Remember that all this does not only apply to sliders. It also applies to rotating knobs (although these are quite rare in software, but you bet that all potentiometers of decent audio equipment have an exponential characteristic) and menus with volume presets. It also counts for equalisers, because these are volume controls in their own right, even if they only control a part of the frequency spectrum. After reading this text it should be clear that implementing volume controls is not exact science except in well-controlled situations. However, the core message you should take home is: volume must be exponential, or at least look like it!
This is somewhat less of an issue, because few applications have to deal with frequencies at the user end. However, for those that do a similar story holds, but with a slight difference. The human sensation of ‘tone’ is also far from linear. But it is not exactly exponential either. At the low frequency side, it is more linear, while at the high frequency side it is exponential. However, an exponential curve is a much better overall approximation than a linear curve. So please, no linear frequency controls either! You would not want to listen to a piano tuned to a linear scale.
This does not only apply to sound generation but also to sound analysis. If you want to create a spectral analysis, the graph should have a logarithmic scale (on both axes, frequency and amplitude) unless there are specific reasons to use a linear scale. With a linear frequency scale all low frequencies will be squeezed into a few lines while the high frequencies will be smeared over a wide area. Mind that even though the audible sound range reaches until 20kHz, “high frequencies” already start at ±2kHz! The most interesting stuff in music happens below 2 kHz. For speech, you can't do much with frequencies above 4kHz (that's why telephones filter these out). Yet these would occupy 80% of a linear spectrogram!

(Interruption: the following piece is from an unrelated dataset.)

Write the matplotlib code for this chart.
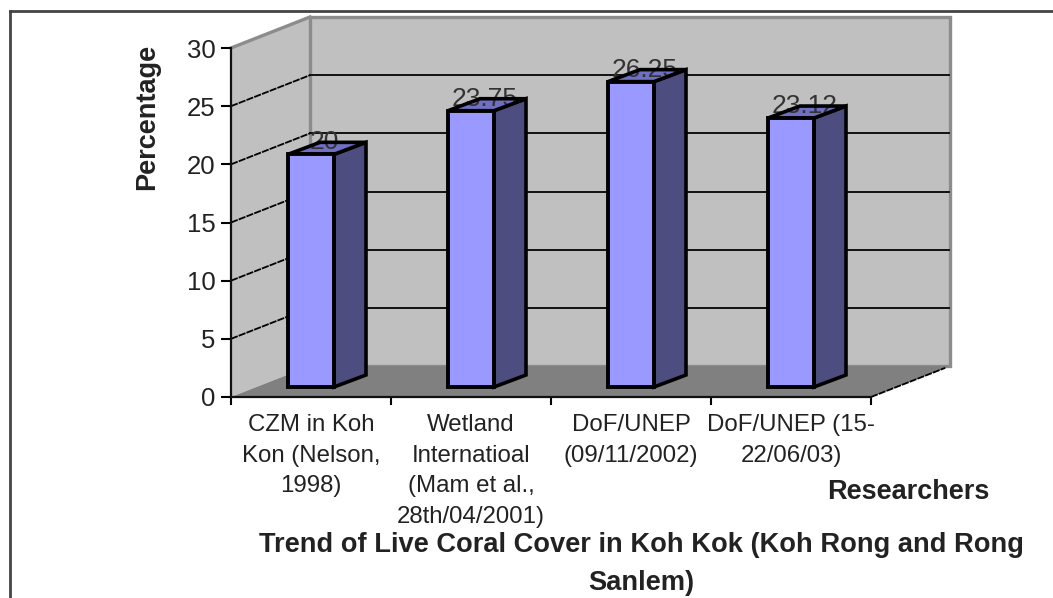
import matplotlib
matplotlib.use("Agg")
import matplotlib.pyplot as plt
from matplotlib.patches import Polygon, Rectangle

categories = ["CZM in Koh\nKon (Nelson,\n1998)",
              "Wetland\nInternatioal\n(Mam et al.,\n28th/04/2001)",
              "DoF/UNEP\n(09/11/2002)",
              "DoF/UNEP (15-\n22/06/03)"]
values = [20, 23.75, 26.25, 23.12]
value_labels = ["20", "23.75", "26.25", "23.12"]
y_ticks = [0, 5, 10, 15, 20, 25, 30]

W, H = 1053, 598
# front plane of the 3d box, in pixels
LEFT, RIGHT, BOTTOM, TOP = 231, 871, 397, 48
# depth of the box and of the bars, in axis units
unit_y = (BOTTOM - TOP) / 30.0
unit_x = (RIGHT - LEFT) / 4.0
BOX_DX = 79 / unit_x
BOX_DY = 31 / unit_y
BAR_W = 46 / unit_x
BAR_BASE = 10 / unit_y
BAR_DX = 32 / unit_x
BAR_DY = 12 / unit_y
LABEL_DX = 36.5 / unit_x

plt.rcParams["font.family"] = ["Liberation Sans", "DejaVu Sans"]
TEXT = "#222222"

fig = plt.figure(figsize=(W / 100, H / 100), dpi=100, facecolor="white")
ax = fig.add_axes([LEFT / W, 1 - BOTTOM / H, (RIGHT - LEFT) / W, (BOTTOM - TOP) / H])
ax.set_xlim(0, 4)
ax.set_ylim(0, 30)
ax.patch.set_visible(False)

# walls and floor
ax.add_patch(Polygon([(0, 0), (BOX_DX, BOX_DY), (BOX_DX, 30 + BOX_DY), (0, 30)],
                     closed=True, fc="#c0c0c0", ec="none", clip_on=False, zorder=1))
ax.add_patch(Rectangle((BOX_DX, BOX_DY), 4, 30, fc="#c0c0c0", ec="#8c8c8c", lw=2.4,
                       clip_on=False, zorder=1))
ax.plot([0, BOX_DX], [30, 30 + BOX_DY], color="#8c8c8c", lw=2.4, clip_on=False, zorder=1)
ax.add_patch(Polygon([(0, 0), (4, 0), (4 + BOX_DX, BOX_DY), (BOX_DX, BOX_DY)],
                     closed=True, fc="#808080", ec="none", clip_on=False, zorder=2))
ax.plot([4, 4 + BOX_DX * 0.94], [0, BOX_DY * 0.94], color="black", lw=1.3,
        ls=(0, (4, 0.6)), clip_on=False, zorder=3)

# gridlines on the back and side walls
for t in y_ticks[1:-1]:
    ax.plot([BOX_DX, 4 + BOX_DX * 0.985], [t + BOX_DY, t + BOX_DY], color="#111111", lw=1.4,
            clip_on=False, zorder=3)
    ax.plot([0, BOX_DX], [t, t + BOX_DY], color="black", lw=1.3, ls=(0, (4, 0.6)),
            clip_on=False, zorder=3)

# bars
for i, (v, lab) in enumerate(zip(values, value_labels)):
    x0 = i + 0.5 - BAR_W / 2
    x1 = x0 + BAR_W
    y0 = BAR_BASE
    y1 = BAR_BASE + v
    ax.add_patch(Polygon([(x1, y0), (x1 + BAR_DX, y0 + BAR_DY), (x1 + BAR_DX, y1 + BAR_DY), (x1, y1)],
                         closed=True, fc="#4d4d80", ec="black", lw=2.6, joinstyle="miter",
                         clip_on=False, zorder=4))
    top = Polygon([(x0, y1), (x1, y1), (x1 + BAR_DX, y1 + BAR_DY), (x0 + BAR_DX, y1 + BAR_DY)],
                  closed=True, fc="#6f6fc4", ec="none", clip_on=False, zorder=4)
    ax.add_patch(top)
    ax.text(x0 + LABEL_DX, y1 + BAR_DY, lab, ha="center", va="center",
            fontsize=19, color="#333333", clip_on=False, zorder=5)
    ax.add_patch(Polygon([(x0, y1), (x1, y1), (x1 + BAR_DX, y1 + BAR_DY), (x0 + BAR_DX, y1 + BAR_DY)],
                         closed=True, fc="none", ec="black", lw=2.6, joinstyle="miter",
                         clip_on=False, zorder=6))
    ax.add_patch(Rectangle((x0, y0), BAR_W, v, fc="#9999ff", ec="black", lw=2.8,
                           joinstyle="miter", clip_on=False, zorder=6))

# axes
for s in ("top", "right"):
    ax.spines[s].set_visible(False)
for s in ("left", "bottom"):
    ax.spines[s].set_linewidth(1.6)
    ax.spines[s].set_color("#111111")
    ax.spines[s].set_zorder(7)
ax.set_yticks(y_ticks)
ax.set_xticks(range(5))
ax.set_xticklabels([])
ax.set_xticks([i + 0.5 for i in range(4)], minor=True)
ax.set_xticklabels(categories, minor=True, fontsize=17.3, color=TEXT, linespacing=1.52)
ax.tick_params(axis="y", length=7, width=1.5, labelsize=18.5, labelcolor=TEXT, pad=4)
ax.tick_params(axis="x", which="major", length=6, width=1.5)
ax.tick_params(axis="x", which="minor", length=0, pad=12)

fig.text(147 / W, 1 - 117 / H, "Percentage", rotation=90, ha="center", va="center",
         fontsize=19.5, fontweight="bold", color=TEXT)
fig.text(908 / W, 1 - 492 / H, "Researchers", ha="center", va="center",
         fontsize=19.5, fontweight="bold", color=TEXT)
fig.text(641 / W, 1 - 564 / H, "Trend of Live Coral Cover in Koh Kok (Koh Rong and Rong\nSanlem)",
         ha="center", va="center", fontsize=19.6, fontweight="bold", color=TEXT, linespacing=1.55)

# outer frame of the chart area, open at the right and bottom
fig.add_artist(plt.Line2D([10 / W, 1], [1 - 10.5 / H, 1 - 10.5 / H], color="#444444", lw=2))
fig.add_artist(plt.Line2D([10 / W, 10 / W], [0, 1 - 10.5 / H], color="#444444", lw=2))

fig.savefig("out.png", dpi=100)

Unfortunately it is not easy to generate a spectrum with a logarithmic frequency axis. FFT's are linear and the only way of getting a log scale from an FFT is to warp the output, resulting in poor resolution at the low frequencies and exaggerated resolution at the high frequencies. To counter this, one could take an FFT of such high resolution that it is accurate enough even at the lowest frequencies. That will however result in poor temporal resolution at high frequencies. There is no such thing as a variation on the FFT which produces a log scale right away, but other approaches can be used, for instance a filter bank with filters whose bandwidth increases with frequency. The only problem with that approach is that the time interval of the lower frequency filters needs to be longer than the higher frequencies, which makes it difficult to provide a unified frequency response at any given time.
(1): A funny example of this is the current (early 2012) BBC video player that is embedded in news article pages. It has a Spinal Tap-inspired volume slider that goes “all the way up to eleven” but because it is linear, the difference between 10 and 11 is completely unnoticeable. There is hardly even any perceivable increase in volume between 8 and 11.
(2): This equation may not be strictly mathematically correct, but it is sufficiently valid for all intents and purposes in this text.